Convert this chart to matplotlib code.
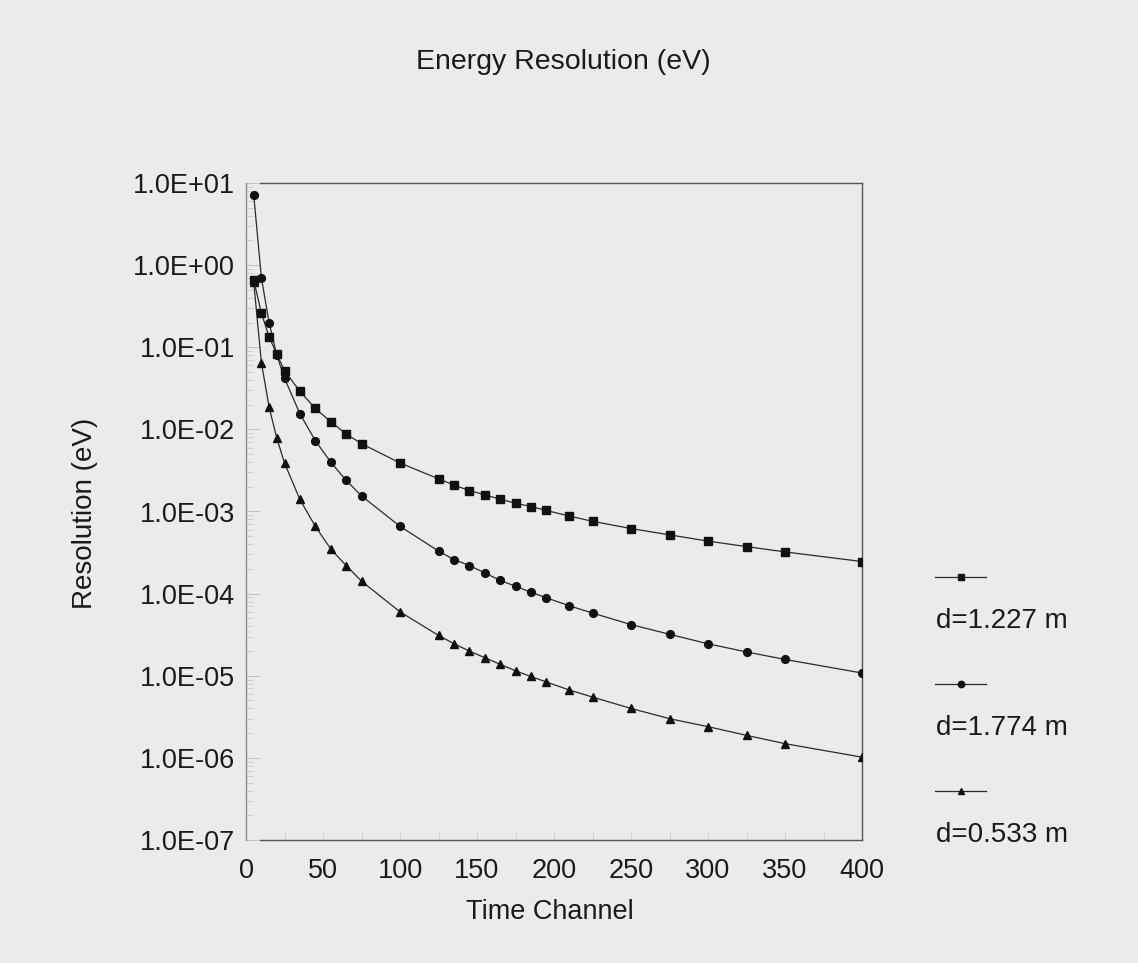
import matplotlib
matplotlib.use("Agg")
import matplotlib.pyplot as plt
from matplotlib.lines import Line2D
from matplotlib.ticker import FuncFormatter, LogLocator, MultipleLocator

plt.rcParams['font.family'] = ['Liberation Sans', 'DejaVu Sans']

# Time channel sampled for every curve
channels = [5, 10, 15, 20, 25, 35, 45, 55, 65, 75, 100, 125, 135, 145, 155,
            165, 175, 185, 195, 210, 225, 250, 275, 300, 325, 350, 400]

# Energy resolution (eV) for each flight distance
res_1227 = [0.66, 0.26, 0.134, 0.082, 0.052, 0.029, 0.018, 0.0124, 0.0088,
            0.0067, 0.0039, 0.0025, 0.0021, 0.0018, 0.0016, 0.00141, 0.00126,
            0.00115, 0.00103, 8.8e-4, 7.6e-4, 6.2e-4, 5.2e-4, 4.36e-4,
            3.74e-4, 3.22e-4, 2.46e-4]
res_1774 = [7.2, 0.70, 0.20, 0.08, 0.042, 0.0155, 0.0073, 0.0040, 0.0024,
            0.00155, 6.6e-4, 3.3e-4, 2.6e-4, 2.2e-4, 1.79e-4, 1.45e-4,
            1.23e-4, 1.04e-4, 8.9e-5, 7.1e-5, 5.8e-5, 4.2e-5, 3.2e-5,
            2.45e-5, 1.95e-5, 1.58e-5, 1.08e-5]
res_0533 = [0.62, 0.065, 0.0187, 0.0078, 0.0039, 0.0014, 6.6e-4, 3.5e-4,
            2.2e-4, 1.42e-4, 6.0e-5, 3.1e-5, 2.46e-5, 2.0e-5, 1.66e-5,
            1.38e-5, 1.15e-5, 9.8e-6, 8.4e-6, 6.7e-6, 5.5e-6, 4.0e-6,
            3.0e-6, 2.4e-6, 1.88e-6, 1.49e-6, 1.02e-6]

labels = ["d=1.227 m", "d=1.774 m", "d=0.533 m"]
markers = ["s", "o", "^"]
marker_sizes = [5.8, 5.6, 6.0]

bg = "#ebebeb"
W, H = 1138, 963
fig = plt.figure(figsize=(W / 100, H / 100), dpi=100, facecolor=bg)
ax = fig.add_axes([246 / W, 1 - 840 / H, (862 - 246) / W, (840 - 183) / H])
ax.set_facecolor(bg)

ax.set_yscale("log")
ax.set_xlim(0, 400)
ax.set_ylim(1e-7, 1e1)

series = [res_1227, res_1774, res_0533]
# draw triangles and circles below the squares
for idx in (2, 1, 0):
    ax.plot(channels, series[idx], color="#2a2a2a", lw=0.9,
            marker=markers[idx], ms=marker_sizes[idx],
            mfc="#111111", mec="#111111", zorder=3 + (2 - idx))

# axis frame: left axis line, offset top/bottom lines, right edge
for side in ("top", "bottom"):
    ax.spines[side].set_visible(False)
ax.spines["left"].set_color("#8a8a8a")
ax.spines["left"].set_linewidth(1.0)
ax.spines["right"].set_color("#555555")
ax.spines["right"].set_linewidth(1.0)
gap = 14 / (862 - 246)
for yv in (0, 1):
    ax.add_line(Line2D([gap, 1], [yv, yv], transform=ax.transAxes,
                       color="#555555", lw=1.0, clip_on=False))

ax.yaxis.set_major_locator(LogLocator(base=10, numticks=20))
ax.yaxis.set_minor_locator(LogLocator(base=10, subs=range(2, 10), numticks=20))
ax.yaxis.set_major_formatter(FuncFormatter(lambda v, p: f"{v:.1E}"))
ax.xaxis.set_major_locator(MultipleLocator(50))
ax.xaxis.set_minor_locator(MultipleLocator(25))

ax.tick_params(axis="y", which="major", direction="in", length=10,
               width=0.6, color="#bcbcbc", labelsize=19.5, pad=8,
               labelcolor="#1a1a1a")
ax.tick_params(axis="y", which="minor", direction="in", length=5,
               width=0.5, color="#c4c4c4")
ax.tick_params(axis="x", which="both", direction="in", length=7,
               width=0.5, color="#cdcdcd", labelsize=19.5, pad=13,
               labelcolor="#1a1a1a")
ax.tick_params(axis="y", which="minor", labelleft=False)

fig.text(563 / W, 1 - 62 / H, "Energy Resolution (eV)", fontsize=20.5,
         ha="center", va="center", color="#1a1a1a")
fig.text(550 / W, 1 - 912 / H, "Time Channel", fontsize=19.5,
         ha="center", va="center", color="#1a1a1a")
fig.text(85 / W, 1 - 513 / H, "Resolution (eV)", fontsize=20, rotation=90,
         ha="center", va="center", color="#1a1a1a")

# legend: sample line with marker above each label
leg_line_y = [577, 684, 791]
leg_text_y = [621, 728, 835]
for i in range(3):
    y = 1 - leg_line_y[i] / H
    fig.add_artist(Line2D([935 / W, 986 / W], [y, y], transform=fig.transFigure,
                          color="#2a2a2a", lw=0.9))
    fig.add_artist(Line2D([960.5 / W], [y], transform=fig.transFigure,
                          marker=markers[i], ms=marker_sizes[i] - 1,
                          mfc="#111111", mec="#111111", lw=0))
    fig.text(936 / W, 1 - leg_text_y[i] / H, labels[i], fontsize=20,
             ha="left", va="center", color="#1a1a1a")

fig.savefig("out.png", dpi=100, facecolor=bg)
┄┄┄┄┄┄
Exclude the images, then output the data above word for word.

FULL RESPONSE
Convert this chart to matplotlib code.
import matplotlib
matplotlib.use("Agg")
import matplotlib.pyplot as plt
from matplotlib.lines import Line2D
from matplotlib.ticker import FuncFormatter, LogLocator, MultipleLocator

plt.rcParams['font.family'] = ['Liberation Sans', 'DejaVu Sans']

# Time channel sampled for every curve
channels = [5, 10, 15, 20, 25, 35, 45, 55, 65, 75, 100, 125, 135, 145, 155,
            165, 175, 185, 195, 210, 225, 250, 275, 300, 325, 350, 400]

# Energy resolution (eV) for each flight distance
res_1227 = [0.66, 0.26, 0.134, 0.082, 0.052, 0.029, 0.018, 0.0124, 0.0088,
            0.0067, 0.0039, 0.0025, 0.0021, 0.0018, 0.0016, 0.00141, 0.00126,
            0.00115, 0.00103, 8.8e-4, 7.6e-4, 6.2e-4, 5.2e-4, 4.36e-4,
            3.74e-4, 3.22e-4, 2.46e-4]
res_1774 = [7.2, 0.70, 0.20, 0.08, 0.042, 0.0155, 0.0073, 0.0040, 0.0024,
            0.00155, 6.6e-4, 3.3e-4, 2.6e-4, 2.2e-4, 1.79e-4, 1.45e-4,
            1.23e-4, 1.04e-4, 8.9e-5, 7.1e-5, 5.8e-5, 4.2e-5, 3.2e-5,
            2.45e-5, 1.95e-5, 1.58e-5, 1.08e-5]
res_0533 = [0.62, 0.065, 0.0187, 0.0078, 0.0039, 0.0014, 6.6e-4, 3.5e-4,
            2.2e-4, 1.42e-4, 6.0e-5, 3.1e-5, 2.46e-5, 2.0e-5, 1.66e-5,
            1.38e-5, 1.15e-5, 9.8e-6, 8.4e-6, 6.7e-6, 5.5e-6, 4.0e-6,
            3.0e-6, 2.4e-6, 1.88e-6, 1.49e-6, 1.02e-6]

labels = ["d=1.227 m", "d=1.774 m", "d=0.533 m"]
markers = ["s", "o", "^"]
marker_sizes = [5.8, 5.6, 6.0]

bg = "#ebebeb"
W, H = 1138, 963
fig = plt.figure(figsize=(W / 100, H / 100), dpi=100, facecolor=bg)
ax = fig.add_axes([246 / W, 1 - 840 / H, (862 - 246) / W, (840 - 183) / H])
ax.set_facecolor(bg)

ax.set_yscale("log")
ax.set_xlim(0, 400)
ax.set_ylim(1e-7, 1e1)

series = [res_1227, res_1774, res_0533]
# draw triangles and circles below the squares
for idx in (2, 1, 0):
    ax.plot(channels, series[idx], color="#2a2a2a", lw=0.9,
            marker=markers[idx], ms=marker_sizes[idx],
            mfc="#111111", mec="#111111", zorder=3 + (2 - idx))

# axis frame: left axis line, offset top/bottom lines, right edge
for side in ("top", "bottom"):
    ax.spines[side].set_visible(False)
ax.spines["left"].set_color("#8a8a8a")
ax.spines["left"].set_linewidth(1.0)
ax.spines["right"].set_color("#555555")
ax.spines["right"].set_linewidth(1.0)
gap = 14 / (862 - 246)
for yv in (0, 1):
    ax.add_line(Line2D([gap, 1], [yv, yv], transform=ax.transAxes,
                       color="#555555", lw=1.0, clip_on=False))

ax.yaxis.set_major_locator(LogLocator(base=10, numticks=20))
ax.yaxis.set_minor_locator(LogLocator(base=10, subs=range(2, 10), numticks=20))
ax.yaxis.set_major_formatter(FuncFormatter(lambda v, p: f"{v:.1E}"))
ax.xaxis.set_major_locator(MultipleLocator(50))
ax.xaxis.set_minor_locator(MultipleLocator(25))

ax.tick_params(axis="y", which="major", direction="in", length=10,
               width=0.6, color="#bcbcbc", labelsize=19.5, pad=8,
               labelcolor="#1a1a1a")
ax.tick_params(axis="y", which="minor", direction="in", length=5,
               width=0.5, color="#c4c4c4")
ax.tick_params(axis="x", which="both", direction="in", length=7,
               width=0.5, color="#cdcdcd", labelsize=19.5, pad=13,
               labelcolor="#1a1a1a")
ax.tick_params(axis="y", which="minor", labelleft=False)

fig.text(563 / W, 1 - 62 / H, "Energy Resolution (eV)", fontsize=20.5,
         ha="center", va="center", color="#1a1a1a")
fig.text(550 / W, 1 - 912 / H, "Time Channel", fontsize=19.5,
         ha="center", va="center", color="#1a1a1a")
fig.text(85 / W, 1 - 513 / H, "Resolution (eV)", fontsize=20, rotation=90,
         ha="center", va="center", color="#1a1a1a")

# legend: sample line with marker above each label
leg_line_y = [577, 684, 791]
leg_text_y = [621, 728, 835]
for i in range(3):
    y = 1 - leg_line_y[i] / H
    fig.add_artist(Line2D([935 / W, 986 / W], [y, y], transform=fig.transFigure,
                          color="#2a2a2a", lw=0.9))
    fig.add_artist(Line2D([960.5 / W], [y], transform=fig.transFigure,
                          marker=markers[i], ms=marker_sizes[i] - 1,
                          mfc="#111111", mec="#111111", lw=0))
    fig.text(936 / W, 1 - leg_text_y[i] / H, labels[i], fontsize=20,
             ha="left", va="center", color="#1a1a1a")

fig.savefig("out.png", dpi=100, facecolor=bg)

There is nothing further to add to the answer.